In 2020, Lee Hsien Yang joined an opposition party. He told the Guardian he believed the current allegations were politically motivated attempts to destroy him. He also said he had been among the targets of Singapore’s “very extensive surveillance system”. He was granted asylum in August, two years after leaving Singapore for the UK. “I think it is an acknowledgment that Singapore has been persecuting me,” Lee Hsien Yang said.
Asked about his brother’s role, he said: “In my opinion, in a tightly controlled country like Singapore, these kinds of actions could not have happened without the agreement and acquiescence of Lee Hsien Loong.”
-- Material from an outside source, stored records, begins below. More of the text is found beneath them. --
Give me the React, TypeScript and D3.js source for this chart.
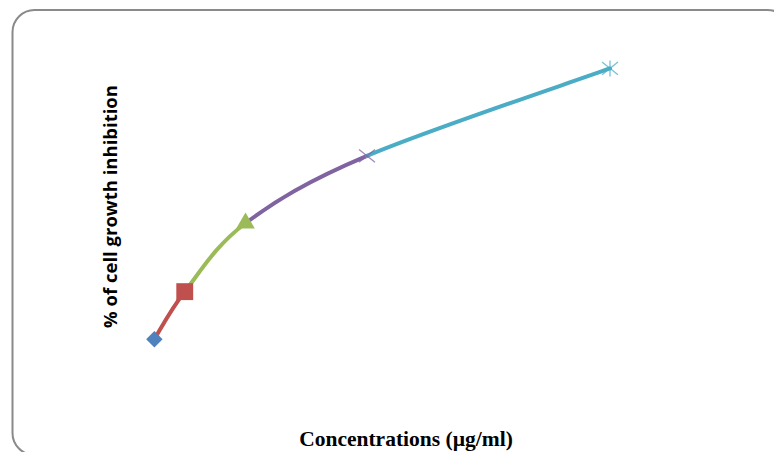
import * as d3 from "d3";

const W = 774;
const H = 452;

// concentrations (µg/ml) and % inhibition
const concentrations = [12.5, 25, 50, 100, 200];
const inhibition = [16.9, 30.1, 49.1, 67.8, 92.1];
const colors = ["#4F81BD", "#C0504D", "#9BBB59", "#8064A2", "#4BACC6"];
const markerKinds = ["diamond", "square", "triangle", "x", "star"];

const xLabel = "Concentrations (µg/ml)";
const yLabel = "% of cell growth inhibition";

type Pt = [number, number];

const Marker = ({ kind, x, y, color }: { kind: string; x: number; y: number; color: string }) => {
  if (kind === "diamond") {
    const p = d3.symbol().type(d3.symbolSquare).size(135)();
    return <path d={p ?? ""} transform={`translate(${x},${y}) rotate(45)`} fill={color} />;
  }
  if (kind === "square") {
    const p = d3.symbol().type(d3.symbolSquare).size(285)();
    return <path d={p ?? ""} transform={`translate(${x},${y})`} fill={color} />;
  }
  if (kind === "triangle") {
    const p = d3.symbol().type(d3.symbolTriangle).size(150)();
    return <path d={p ?? ""} transform={`translate(${x},${y})`} fill={color} />;
  }
  const r = 8;
  return (
    <g transform={`translate(${x},${y})`} stroke={color} strokeWidth={1.3} strokeOpacity={0.75}>
      <line x1={-r} y1={-r * 0.8} x2={r} y2={r * 0.8} />
      <line x1={-r} y1={r * 0.8} x2={r} y2={-r * 0.8} />
      {kind === "star" && <line x1={0} y1={-r} x2={0} y2={r} />}
    </g>
  );
};

export default function App() {
  const xScale = d3.scaleLinear().domain([0, 200]).range([124, 610]);
  const yScale = d3.scaleLinear().domain([0, 100]).range([400, 40]);

  const pts: Pt[] = concentrations.map((c, i) => [xScale(c), yScale(inhibition[i])]);

  // smooth (catmull-rom style) bezier pieces, one colour per piece
  const segments = pts.slice(0, -1).map((p1, i) => {
    const p0 = pts[i - 1] ?? p1;
    const p2 = pts[i + 1];
    const p3 = pts[i + 2] ?? p2;
    const c1: Pt = [p1[0] + (p2[0] - p0[0]) / 6, p1[1] + (p2[1] - p0[1]) / 6];
    const c2: Pt = [p2[0] - (p3[0] - p1[0]) / 6, p2[1] - (p3[1] - p1[1]) / 6];
    const path = d3.path();
    path.moveTo(p1[0], p1[1]);
    path.bezierCurveTo(c1[0], c1[1], c2[0], c2[1], p2[0], p2[1]);
    return { d: path.toString(), color: colors[i + 1] };
  });

  return (
    <svg width={W} height={H} style={{ position: "absolute", left: 0, top: 0, background: "#fff" }}>
      <rect x={12.5} y={10} width={777} height={445} rx={22} fill="#fff" stroke="#8a8a8a" strokeWidth={2} />
      <g>
        {segments.map((s, i) => (
          <path key={i} d={s.d} fill="none" stroke={s.color} strokeWidth={4} strokeLinecap="round" />
        ))}
        {pts.map((p, i) => (
          <Marker key={i} kind={markerKinds[i]} x={p[0]} y={p[1]} color={colors[i]} />
        ))}
      </g>
      <text
        transform={`translate(117,206.5) rotate(-90)`}
        textAnchor="middle"
        fontFamily="'Open Sans', sans-serif"
        fontWeight="bold"
        fontSize={18.5}
        fill="#000"
      >
        {yLabel}
      </text>
      <text
        x={406}
        y={446}
        textAnchor="middle"
        fontFamily="'Liberation Serif', serif"
        fontWeight="bold"
        fontSize={21.5}
        fill="#000"
      >
        {xLabel}
      </text>
    </svg>
  );
}
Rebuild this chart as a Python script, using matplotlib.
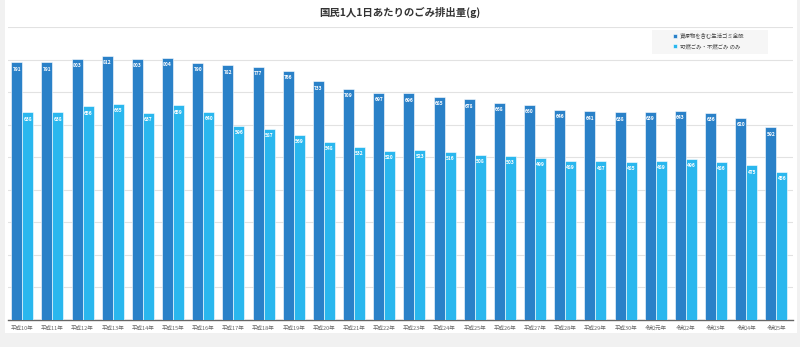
import matplotlib
matplotlib.use("Agg")
import matplotlib.pyplot as plt
import numpy as np
from matplotlib.patches import Rectangle

plt.rcParams['font.family'] = ['Noto Sans CJK JP', 'DejaVu Sans']

years = ["平成10年", "平成11年", "平成12年", "平成13年", "平成14年", "平成15年",
         "平成16年", "平成17年", "平成18年", "平成19年", "平成20年", "平成21年",
         "平成22年", "平成23年", "平成24年", "平成25年", "平成26年", "平成27年",
         "平成28年", "平成29年", "平成30年", "令和元年", "令和2年", "令和3年",
         "令和4年", "令和5年"]
all_waste = [791, 791, 803, 812, 803, 804, 790, 782, 777, 766, 733, 709, 697,
             696, 685, 678, 668, 660, 646, 641, 638, 639, 643, 636, 620, 592]
burn_only = [638, 638, 656, 665, 637, 659, 640, 596, 587, 569, 548, 532, 520,
             523, 516, 508, 503, 499, 489, 487, 485, 489, 496, 486, 475, 456]
names = ["資源物を含む生活ゴミ全般", "可燃ごみ・不燃ごみ のみ"]

dark = "#2a81c8"
light = "#2ab7ee"

W, H = 800, 347
fig = plt.figure(figsize=(8, 3.47), dpi=100)
fig.patch.set_facecolor("#f1f1f1")
# white card behind the chart, gray page around it
fig.patches.append(Rectangle((5 / W, 14 / H), 792 / W, 1 - 14 / H,
                             transform=fig.transFigure, facecolor="white",
                             edgecolor="none", zorder=-10))
ax = fig.add_axes([8 / W, 27 / H, 785 / W, 293 / H])
ax.set_facecolor("white")

x = np.arange(len(years))
w = 0.365
b1 = ax.bar(x - w / 2, all_waste, w, color=dark, edgecolor="white",
            linewidth=0.4, label=names[0], zorder=3)
b2 = ax.bar(x + w / 2, burn_only, w, color=light, edgecolor="white",
            linewidth=0.4, label=names[1], zorder=3)

for bars, vals in ((b1, all_waste), (b2, burn_only)):
    for r, v in zip(bars, vals):
        ax.text(r.get_x() + r.get_width() / 2, v - 13, str(v), ha="center",
                va="top", color="white", fontsize=3.5, fontweight="bold",
                zorder=4)

ax.set_xlim(-0.47, 25.55)
ax.set_ylim(0, 900)
ax.set_yticks(np.arange(0, 901, 100))
ax.yaxis.grid(True, color="#e2e2e2", linewidth=0.8, zorder=0)
ax.set_axisbelow(True)
ax.tick_params(axis="y", left=False, labelleft=False)
ax.set_xticks(x)
ax.set_xticklabels(years, fontsize=4.0, color="#666666")
ax.tick_params(axis="x", length=0, pad=4)
for s in ("top", "right", "left"):
    ax.spines[s].set_visible(False)
ax.spines["bottom"].set_color("#666666")
ax.spines["bottom"].set_linewidth(1.0)

fig.text(0.5, 1 - 12 / H, "国民1人1日あたりのごみ排出量(g)", ha="center",
         va="center", fontsize=7.5, fontweight="bold", color="#333333")

# legend box
ax.add_patch(Rectangle((652 / W, 1 - 54 / H), 116 / W, 24 / H,
                       transform=fig.transFigure, facecolor="#f6f6f6",
                       edgecolor="none", zorder=4, clip_on=False))
leg = ax.legend(loc="upper left", bbox_to_anchor=(673 / W, 1 - 33 / H),
                bbox_transform=fig.transFigure, fontsize=3.9, frameon=False,
                handlelength=0.7, handleheight=0.7, handletextpad=0.5,
                labelspacing=0.9, borderpad=0, borderaxespad=0)
for t in leg.get_texts():
    t.set_color("#444444")
leg.set_zorder(5)

fig.savefig("out.png", dpi=100, facecolor=fig.get_facecolor())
The government spokesperson said Lee Hsien Yang and his family “are and have always been free to return to Singapore”. Allegations that they are victims of “baseless” and “unfounded” persecution were itself without basis, the spokesperson said. “The legal findings [against Lee Hsien Yang] are amply supported by well-documented and public findings of an independent judiciary.”
The spokesperson added: “In Singapore, no one is above the law. Anyone, including the offspring of the founding prime minister … can be investigated and brought before the courts.”